I will start with the IPI. I thank Mr. Lawlor for both his submission and the more detailed documents. I want to emphasise one line where he said: "It is disappointing that as planning practitioners we have had limited input." That is our sense of the Bill as we have been going through it, but that is disappointing because while professional planners should not have a veto on planning, they are the people both in the public and private sectors who deal with it daily. We must take note of them coming before this committee and putting that bold assertion on the record. I thank Mr. Lawlor for being so frank.

I want to get into the detail of both submissions. I will start with the Irish Planning Institute and in my second round I will come to the RTPI. First, on timelines both for county development plans and for consents, can Mr. Lawlor give more information on what he thinks needs to be in the Bill? The board made a similar case for statutory timelines, but to make sure they were appropriate for the kind of decision or plan that was being made. The local government sector made the same point yesterday. Can Mr. Lawlor share more of his thinking on that if he would not mind? He specifically mentioned development management in Part 2, Part 11 and the judicial review, JR, issue in Part 9. Can he go into more detail on his thinking on that?

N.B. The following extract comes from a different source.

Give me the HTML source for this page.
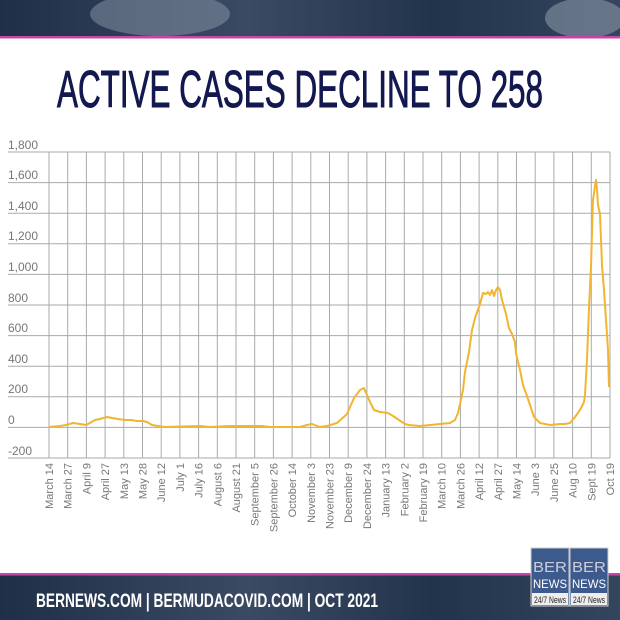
<!DOCTYPE html>
<html><head><meta charset="utf-8"><style>
html,body{margin:0;padding:0;background:#fff;}
svg{display:block;}
</style></head><body>
<svg width="620" height="620" viewBox="0 0 620 620" xmlns="http://www.w3.org/2000/svg" font-family="Liberation Sans, DejaVu Sans, sans-serif">
<defs>
<linearGradient id="bg" x1="0" y1="0" x2="1" y2="0">
<stop offset="0" stop-color="#1f2f48"/><stop offset="0.4" stop-color="#3a4a62"/><stop offset="0.7" stop-color="#22334c"/><stop offset="1" stop-color="#34455e"/>
</linearGradient>
</defs>
<rect x="0" y="0" width="620" height="36" fill="url(#bg)"/>
<ellipse cx="160" cy="14" rx="70" ry="22" fill="#8a97a8" opacity="0.5"/>
<ellipse cx="585" cy="18" rx="40" ry="20" fill="#9aa6b4" opacity="0.5"/>
<rect x="0" y="36" width="620" height="2.5" fill="#c545a8"/>
<text x="57" y="107" font-size="52" fill="#13184f" stroke="#13184f" stroke-width="1" textLength="486" lengthAdjust="spacingAndGlyphs" font-family="Liberation Sans Narrow, Liberation Sans, sans-serif">ACTIVE CASES DECLINE TO 258</text>
<g stroke="#aaa" stroke-width="1">
<line x1="8" y1="152" x2="610" y2="152"/><line x1="8" y1="182.6" x2="610" y2="182.6"/><line x1="8" y1="213.2" x2="610" y2="213.2"/><line x1="8" y1="243.8" x2="610" y2="243.8"/><line x1="8" y1="274.4" x2="610" y2="274.4"/><line x1="8" y1="305" x2="610" y2="305"/><line x1="8" y1="335.6" x2="610" y2="335.6"/><line x1="8" y1="366.2" x2="610" y2="366.2"/><line x1="8" y1="396.8" x2="610" y2="396.8"/><line x1="8" y1="427.4" x2="610" y2="427.4"/><line x1="8" y1="458" x2="610" y2="458"/>
</g>
<g id="vg" stroke="#aaa" stroke-width="1"></g>
<g font-size="12" fill="#777">
<text x="8" y="149">1,800</text><text x="8" y="179">1,600</text><text x="8" y="210">1,400</text><text x="8" y="240">1,200</text><text x="8" y="271">1,000</text><text x="8" y="302">800</text><text x="8" y="332">600</text><text x="8" y="363">400</text><text x="8" y="393">200</text><text x="8" y="424">0</text><text x="8" y="455">-200</text>
</g>
<g id="xl" font-size="11" fill="#777"></g>
<polyline fill="none" stroke="#f2b530" stroke-width="2" stroke-linejoin="round" points="49,427 60,426 66,425 73,423 80,424 86,425 90,423 95,420 100,419 107,417 112,418 118,419 125,420 131,420 137,421 143,421 147,422 152,425 158,426 165,427 200,426 210,427 230,426 262,426 270,427 300,427 307,425 312,424 320,427 327,426 337,423 347,414 354,398 360,390 364,388 367,395 370,402 374,410 380,412 388,413 393,416 399,420 405,424 409,425 420,426 430,425 440,424 450,423 455,420 458,413 460,404 463,390 465,372 469,352 472,330 475,318 480,304 483,293 486,294 488,292 490,295 492,290 494,296 496,290 498,287 500,290 502,300 506,314 509,328 512,334 515,342 516,353 518,362 520,370 523,385 527,396 530,405 534,417 540,423 550,425 560,424 565,424 570,423 575,417 580,410 584,402 585,395 587,360 589,308 591,266 593,200 595,186 596,180 597,189 598,205 600,214 602,265 604,290 606,320 608,350 609,387"/>
<rect x="0" y="573" width="620" height="2.5" fill="#c545a8"/>
<rect x="0" y="575.5" width="620" height="44.5" fill="url(#bg)"/>
<text x="36" y="607" font-size="19" font-weight="bold" fill="#fff" textLength="342" lengthAdjust="spacingAndGlyphs" font-family="Liberation Sans Narrow, Liberation Sans, sans-serif">BERNEWS.COM | BERMUDACOVID.COM | OCT 2021</text>
<g>
<rect x="531" y="548" width="38" height="58" fill="#3d5a8c" stroke="#ccc"/>
<rect x="570" y="548" width="38" height="58" fill="#3d5a8c" stroke="#ccc"/>
<text x="533" y="572" font-size="15" fill="#ccd" textLength="34" lengthAdjust="spacingAndGlyphs">BER</text>
<text x="572" y="572" font-size="15" fill="#ccd" textLength="34" lengthAdjust="spacingAndGlyphs">BER</text>
<text x="533" y="588" font-size="12" fill="#fff" textLength="34" lengthAdjust="spacingAndGlyphs">NEWS</text>
<text x="572" y="588" font-size="12" fill="#fff" textLength="34" lengthAdjust="spacingAndGlyphs">NEWS</text>
<rect x="532" y="593" width="36" height="12" fill="#eee"/><rect x="571" y="593" width="36" height="12" fill="#eee"/>
<text x="534" y="603" font-size="9" fill="#222" textLength="32" lengthAdjust="spacingAndGlyphs">24/7 News</text>
<text x="573" y="603" font-size="9" fill="#222" textLength="32" lengthAdjust="spacingAndGlyphs">24/7 News</text>
</g>
</svg>
<script>
var labels=["March 14","March 27","April 9","April 27","May 13","May 28","June 12","July 1","July 16","August 6","August 21","September 5","September 26","October 14","November 3","November 23","December 9","December 24","January 13","February 2","February 19","March 10","March 26","April 12","April 27","May 14","June 3","June 25","Aug 10","Sept 19","Oct 19"];
var ns="http://www.w3.org/2000/svg",vg=document.getElementById("vg"),xl=document.getElementById("xl");
for(var i=0;i<31;i++){var x=49+i*18.7;
var l=document.createElementNS(ns,"line");l.setAttribute("x1",x);l.setAttribute("x2",x);l.setAttribute("y1",152);l.setAttribute("y2",458);vg.appendChild(l);
var t=document.createElementNS(ns,"text");t.setAttribute("text-anchor","end");t.setAttribute("transform","translate("+(x+4)+",463) rotate(-90)");t.textContent=labels[i];xl.appendChild(t);}
</script>
</body></html>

One area he did not mention but that has preoccupied us a fair bit is the provisions in sections 22 and 23, which is the new version of the mandatory ministerial guidelines, as well as a series of sections, namely, sections 28, 62 and 120 and what we understand would be similar provisions for strategic development zones and the transitional arrangements. This is really about strengthening the ability of the Minister, with the approval of the Government, to set detailed planning guidelines and for them to be more quickly retrospectively inserted into existing plans. Has the IPI a view on those provisions and on whether they will improve or slow down and disimprove the planning process and decision-making? I am trying to give Mr. Lawlor as much time as possible in his responses.